Il belato del cavallo

ovvero del Cavall(Ov)ino

di Francesco Pasca

«Iamque rubescebat stellis Aurora fugatis, cum procul oscuros collis, humilemque videmus Italiam…quattuor hic primum omen. equos in gramine vidi, tondentis campum late, candore nivali» (Eneide - Libro II versi 521-522 537-538) con una frettolosa traduzione:«scomparse le stelle, rosseggiava l’Aurora, quando in lontananza scorgiamo oscuri colli e il basso lido dell’Italia. Qui, il primo presagio e vidi in mezzo all’erba quattro cavalli bianchissimi che pascevano.»

La mitologia per prima, la letteratura per seconda, ci ha disegnato meraviglie su cui fantasticare.

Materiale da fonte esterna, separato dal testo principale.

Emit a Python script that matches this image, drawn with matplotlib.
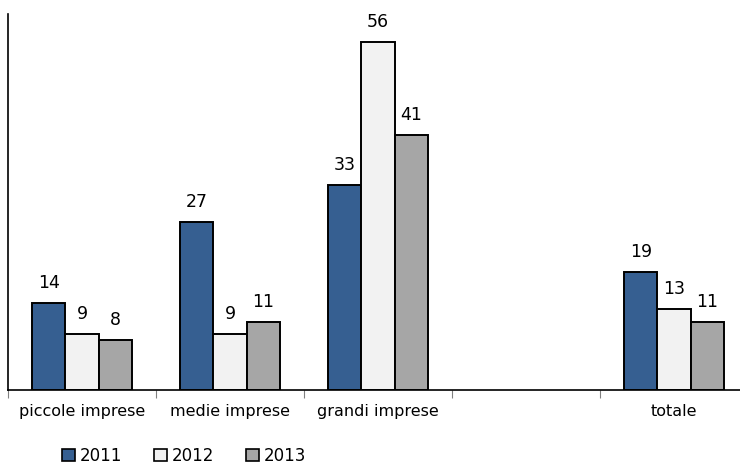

Ci ha lasciato immagini di Unicorni, di Centauri, di Cavalli alati, di Carri guidati dall'auriga con le quadriglie restituite nei bronzi di Piazza San Marco a Venezia. Ci ha consegnato la biga alata così come raccontato nel dialogo platonico Fedro. Ci ha detto dell'anima riproduttrice di ricordi legati alla vita precedente ed altresì siamo rimasti legati a quel carro guidato dall’auriga. Platone ci ha condotti verso la magnificenza trainandoci con due cavalli: uno bianco, raffigurante la parte della nostra anima dedita ai sentimenti e alle passioni più alte, e un cavallo nero che si trascina a forza la parte della nostra anima coi pensieri più bassi e pesanti, con gli istinti e i desideri. Ma i desideri sono nobili o turpi? Dicono che la biga andasse verso un luogo metafisico a forma di anfiteatro dove risiedono ancora le "Idee". Se dalla mitologia ci giunge l’irrefrenabile fantasia e l’irrequietezza del divino, dalla Storia ci giunge un tempo in cui, in Messapia, era diffusa una specie autoctona di cavallo, l'Equus hydruntinus o cavallo idruntino. Virgilio nell'Eneide, ne contempla quell’esistenza regalandoci la figura dell'eroe mitologico figlio di Nettuno identificandolo come il Messapico e giustapponendolo al cavallo: «Ma tu o Messapo domatore di cavalli...che nessuno né col ferro né col fuoco può abbattere…».